- Interactive map of The Russell Hotel

Restaurant information
- Established: 1880s
- Closed: 1974
- Head chef: Pierre Rolland, Jackie Needham
- Rating: Michelin Guide
- Location: 101–104 St. Stephen's Green, Dublin, Ireland

= The Russell Hotel =

The Russell Hotel or Hotel Russell is a defunct hotel located at 101–104 St. Stephen's Green South in Dublin, Ireland. The hotel had a fine dining restaurant that was awarded one Michelin star in 1974.

== History ==
The Russell Hotel was originally founded in the context of the temperance movement by a staunch supporter of the movement, Sir Thomas Russell, 1st Baronet.
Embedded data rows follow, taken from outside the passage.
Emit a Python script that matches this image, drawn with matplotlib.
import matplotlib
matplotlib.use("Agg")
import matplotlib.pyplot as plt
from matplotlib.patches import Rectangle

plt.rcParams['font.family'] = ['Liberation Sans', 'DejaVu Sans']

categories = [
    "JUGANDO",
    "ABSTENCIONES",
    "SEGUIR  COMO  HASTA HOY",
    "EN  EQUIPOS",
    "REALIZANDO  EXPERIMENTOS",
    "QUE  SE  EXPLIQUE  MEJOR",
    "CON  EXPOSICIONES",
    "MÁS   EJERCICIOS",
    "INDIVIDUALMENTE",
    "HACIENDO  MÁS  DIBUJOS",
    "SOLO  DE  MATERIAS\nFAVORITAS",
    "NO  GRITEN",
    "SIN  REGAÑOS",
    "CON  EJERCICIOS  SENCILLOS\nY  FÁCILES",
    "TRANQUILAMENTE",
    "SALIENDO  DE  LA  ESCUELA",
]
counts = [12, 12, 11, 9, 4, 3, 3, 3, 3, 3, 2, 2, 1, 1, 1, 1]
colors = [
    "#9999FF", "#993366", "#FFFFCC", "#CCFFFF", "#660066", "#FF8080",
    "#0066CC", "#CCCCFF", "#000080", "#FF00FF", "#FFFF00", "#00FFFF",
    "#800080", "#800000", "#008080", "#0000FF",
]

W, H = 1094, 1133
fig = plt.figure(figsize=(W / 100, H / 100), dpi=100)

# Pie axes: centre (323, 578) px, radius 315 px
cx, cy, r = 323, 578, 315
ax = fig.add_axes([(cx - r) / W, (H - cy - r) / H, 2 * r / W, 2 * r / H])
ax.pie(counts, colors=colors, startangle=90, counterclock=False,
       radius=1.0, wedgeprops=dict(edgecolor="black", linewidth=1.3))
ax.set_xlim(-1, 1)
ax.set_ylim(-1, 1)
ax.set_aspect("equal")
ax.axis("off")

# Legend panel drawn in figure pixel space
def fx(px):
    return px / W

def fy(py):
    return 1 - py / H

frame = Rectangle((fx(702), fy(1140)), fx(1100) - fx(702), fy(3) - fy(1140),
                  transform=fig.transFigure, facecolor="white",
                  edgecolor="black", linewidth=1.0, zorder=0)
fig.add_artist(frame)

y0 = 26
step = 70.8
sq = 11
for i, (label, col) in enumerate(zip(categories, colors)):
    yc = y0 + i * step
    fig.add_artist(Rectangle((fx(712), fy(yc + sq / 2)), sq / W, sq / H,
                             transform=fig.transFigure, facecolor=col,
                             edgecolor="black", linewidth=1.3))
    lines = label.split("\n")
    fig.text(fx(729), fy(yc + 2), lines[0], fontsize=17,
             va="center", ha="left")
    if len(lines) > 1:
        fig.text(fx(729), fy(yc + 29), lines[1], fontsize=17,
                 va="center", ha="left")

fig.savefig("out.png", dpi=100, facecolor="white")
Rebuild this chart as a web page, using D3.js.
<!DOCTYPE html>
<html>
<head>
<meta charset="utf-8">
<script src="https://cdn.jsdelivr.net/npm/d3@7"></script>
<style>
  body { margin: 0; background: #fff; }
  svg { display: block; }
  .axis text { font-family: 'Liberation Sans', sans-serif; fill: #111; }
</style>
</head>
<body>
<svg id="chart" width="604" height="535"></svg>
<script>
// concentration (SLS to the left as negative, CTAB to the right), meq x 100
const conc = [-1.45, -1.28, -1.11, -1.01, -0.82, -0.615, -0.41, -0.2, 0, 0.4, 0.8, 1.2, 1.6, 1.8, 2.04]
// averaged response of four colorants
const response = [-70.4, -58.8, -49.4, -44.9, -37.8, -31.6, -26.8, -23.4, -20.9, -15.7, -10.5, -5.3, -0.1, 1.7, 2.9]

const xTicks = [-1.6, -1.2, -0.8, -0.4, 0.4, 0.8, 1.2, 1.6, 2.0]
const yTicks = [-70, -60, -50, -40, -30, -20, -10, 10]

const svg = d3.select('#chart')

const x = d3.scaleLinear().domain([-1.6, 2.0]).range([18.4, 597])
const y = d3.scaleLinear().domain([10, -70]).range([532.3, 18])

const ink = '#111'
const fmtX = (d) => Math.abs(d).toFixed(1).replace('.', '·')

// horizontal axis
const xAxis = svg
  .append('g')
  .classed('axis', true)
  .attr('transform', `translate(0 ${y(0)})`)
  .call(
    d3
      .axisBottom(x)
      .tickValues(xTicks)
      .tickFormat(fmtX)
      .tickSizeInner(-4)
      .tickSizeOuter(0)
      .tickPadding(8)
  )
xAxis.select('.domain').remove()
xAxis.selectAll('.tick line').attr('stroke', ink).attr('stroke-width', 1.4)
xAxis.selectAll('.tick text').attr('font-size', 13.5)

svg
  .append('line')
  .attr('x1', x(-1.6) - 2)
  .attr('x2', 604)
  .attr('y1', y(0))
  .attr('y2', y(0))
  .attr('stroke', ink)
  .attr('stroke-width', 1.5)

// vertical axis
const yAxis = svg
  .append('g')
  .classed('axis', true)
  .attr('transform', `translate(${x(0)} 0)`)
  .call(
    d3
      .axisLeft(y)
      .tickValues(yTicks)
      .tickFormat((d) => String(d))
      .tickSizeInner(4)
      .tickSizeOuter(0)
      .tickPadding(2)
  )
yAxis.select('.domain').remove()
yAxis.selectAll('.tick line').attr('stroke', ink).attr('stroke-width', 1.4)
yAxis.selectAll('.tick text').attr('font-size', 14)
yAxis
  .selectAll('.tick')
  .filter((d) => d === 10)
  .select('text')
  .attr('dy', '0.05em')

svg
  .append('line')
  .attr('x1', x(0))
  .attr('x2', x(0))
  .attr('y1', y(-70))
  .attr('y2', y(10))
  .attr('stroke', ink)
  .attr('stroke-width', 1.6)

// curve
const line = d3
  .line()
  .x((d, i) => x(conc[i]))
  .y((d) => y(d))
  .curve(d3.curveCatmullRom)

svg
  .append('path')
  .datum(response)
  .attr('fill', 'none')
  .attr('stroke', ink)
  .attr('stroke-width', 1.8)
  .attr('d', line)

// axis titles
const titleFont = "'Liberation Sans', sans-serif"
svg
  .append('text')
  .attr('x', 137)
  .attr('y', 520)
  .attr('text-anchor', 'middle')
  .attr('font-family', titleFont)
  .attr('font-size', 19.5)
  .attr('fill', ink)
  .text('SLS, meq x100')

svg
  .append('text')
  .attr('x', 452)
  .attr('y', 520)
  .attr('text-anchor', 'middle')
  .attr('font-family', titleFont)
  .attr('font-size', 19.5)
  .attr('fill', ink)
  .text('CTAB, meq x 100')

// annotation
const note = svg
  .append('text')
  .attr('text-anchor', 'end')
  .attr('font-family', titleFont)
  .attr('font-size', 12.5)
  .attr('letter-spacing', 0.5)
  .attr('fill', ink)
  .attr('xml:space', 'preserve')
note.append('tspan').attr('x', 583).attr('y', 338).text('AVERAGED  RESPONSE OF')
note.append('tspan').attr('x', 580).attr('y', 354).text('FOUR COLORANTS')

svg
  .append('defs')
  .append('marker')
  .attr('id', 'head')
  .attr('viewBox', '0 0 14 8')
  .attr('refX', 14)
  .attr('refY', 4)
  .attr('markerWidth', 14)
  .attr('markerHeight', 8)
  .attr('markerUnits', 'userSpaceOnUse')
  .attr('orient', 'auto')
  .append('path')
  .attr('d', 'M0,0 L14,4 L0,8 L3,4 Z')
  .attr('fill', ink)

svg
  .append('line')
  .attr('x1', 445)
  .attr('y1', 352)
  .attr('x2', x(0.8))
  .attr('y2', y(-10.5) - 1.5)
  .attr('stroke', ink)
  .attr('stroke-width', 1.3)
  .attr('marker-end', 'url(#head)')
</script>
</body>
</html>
His son-in-law, Victor Marcel Charles Barrois de Sarigny, ran the hotel until 1929. According to an advertisement in 1927, it was already a well-known restaurant with a full license. Only after the takeover by the Besson family in 1947 was the hotel associated with haute cuisine when Ken Besson took on Matt Byrne as sous chef from the Hotel Café Royal. Byrne had previously worked at another Besson owned hotel nearby, the Royal Hibernian Hotel on Dawson Street.
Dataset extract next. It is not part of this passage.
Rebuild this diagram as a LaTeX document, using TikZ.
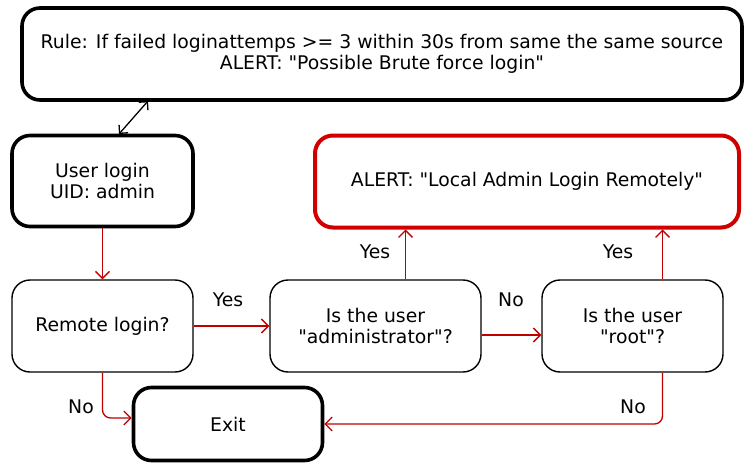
\documentclass[tikz,border=0pt]{standalone}
\usepackage{fontspec}
\setmainfont{DejaVu Sans}[Ligatures=TeXOff]
\usetikzlibrary{arrows.meta}
\definecolor{arr}{HTML}{C00000}
\definecolor{alertred}{HTML}{D00000}
\begin{document}
\begin{tikzpicture}[x=1pt,y=-1pt,
  box/.style={draw=black,rectangle,rounded corners=18pt,align=center,inner sep=0pt,
    font=\fontsize{18.8}{21}\selectfont},
  thickbox/.style={box,line width=3.6pt},
  thinbox/.style={box,line width=1.4pt},
  redbox/.style={box,draw=alertred,line width=4pt},
  rarrow/.style={draw=arr,line width=1.3pt,-{Straight Barb[length=7pt,width=14pt]}},
  lbl/.style={font=\fontsize{18.8}{21}\selectfont,inner sep=0pt}]
\useasboundingbox (0,0) rectangle (745,463);
\node[thickbox,minimum width=720pt,minimum height=92pt] (rule) at (382,54)
  {Rule: If failed loginattemps >= 3 within 30s from same the same source\\ALERT: "Possible Brute force login"};
\node[thickbox,minimum width=181pt,minimum height=91pt] (user) at (102.5,181) {User login\\UID: admin};
\node[thinbox,minimum width=181pt,minimum height=92pt] (remote) at (102.5,326) {Remote login?};
\node[thinbox,minimum width=211pt,minimum height=92pt] (admin) at (375.5,326) {Is the user\\"administrator"?};
\node[thinbox,minimum width=181pt,minimum height=92pt] (root) at (632.5,326) {Is the user\\"root"?};
\node[redbox,minimum width=424pt,minimum height=92pt] (alert) at (527,181.5) {ALERT: "Local Admin Login Remotely"};
\node[thickbox,minimum width=189pt,minimum height=73pt] (exit) at (228,424) {Exit};
\coordinate (ua) at (119,134);
\coordinate (ub) at (148,101);
\draw[line width=1.3pt,{Straight Barb[length=6pt,width=12pt]}-{Straight Barb[length=6pt,width=12pt]}] (ua) -- (ub);
\draw[rarrow] (user) -- (remote);
\draw[rarrow] (remote.east) -- (admin.west);
\draw[rarrow] ([yshift=-9pt]admin.east) -- ([yshift=-9pt]root.west);
\draw[rarrow] ([xshift=30pt]admin.north) -- ([xshift=30pt]admin.north |- alert.south);
\draw[rarrow] ([xshift=30pt]root.north) -- ([xshift=30pt]root.north |- alert.south);
\draw[rarrow,rounded corners=8pt] (remote.south) |- ([yshift=6pt]exit.west);
\draw[rarrow,rounded corners=8pt] ([xshift=30pt]root.south) |- (exit.east);
\node[lbl] (l1) at (228,300) {Yes};
\node[lbl] (l2) at (375,252) {Yes};
\node[lbl] (l3) at (618,252) {Yes};
\node[lbl] (l4) at (511,300) {No};
\node[lbl] (l5) at (81,407) {No};
\node[lbl] (l6) at (633,407) {No};
\end{tikzpicture}
\end{document}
The hotel originally operated from three Georgian houses on the corner of the square, numbers 102, 103 and 104 before number 101 was also acquired by the Besson family and incorporated into the hotel in 1947.

== 20th century cuisine ==
After the acquisition of the hotel by the Besson family, under the leadership of Ken Besson, a number of French chefs were hired. The ITGWU objected to this, due to the existing high unemployment, but quickly reached an agreement on the training of Irish chefs and kitchen staff. Many Irish chefs received (some of) their training here.

In 1963, at the publication of the Egon Ronay Guide, The Russell Hotel was the only hotel in Ireland awarded three stars. In 1973, the hotel was awarded two stars, despite a decline in the number of stars awarded by about 30%. The Michelin Guide awarded the restaurant one star in 1974. Well known chefs at the hotel were Pierre Rolland, Jackie Needham and Roger Noblet. It was under the leadership of head chef Matt Dowling that it earned its Michelin star.

For a period the hotel supplied food for state banquets in the nearby Department of Foreign Affairs at Iveagh House via its Robert Emmet Grill.

== Closure ==
The hotel was taken over in 1966 by the Kingsley Windsor group from London, who also acquired the adjoining former site of Wesley College. The group employed Scott Tallon Walker to design plans to redevelop the site with a large modern hotel, with office block on the site of the hotel. This was granted permission in June 1970, and the hotel was later closed ahead of demolition in April 1974.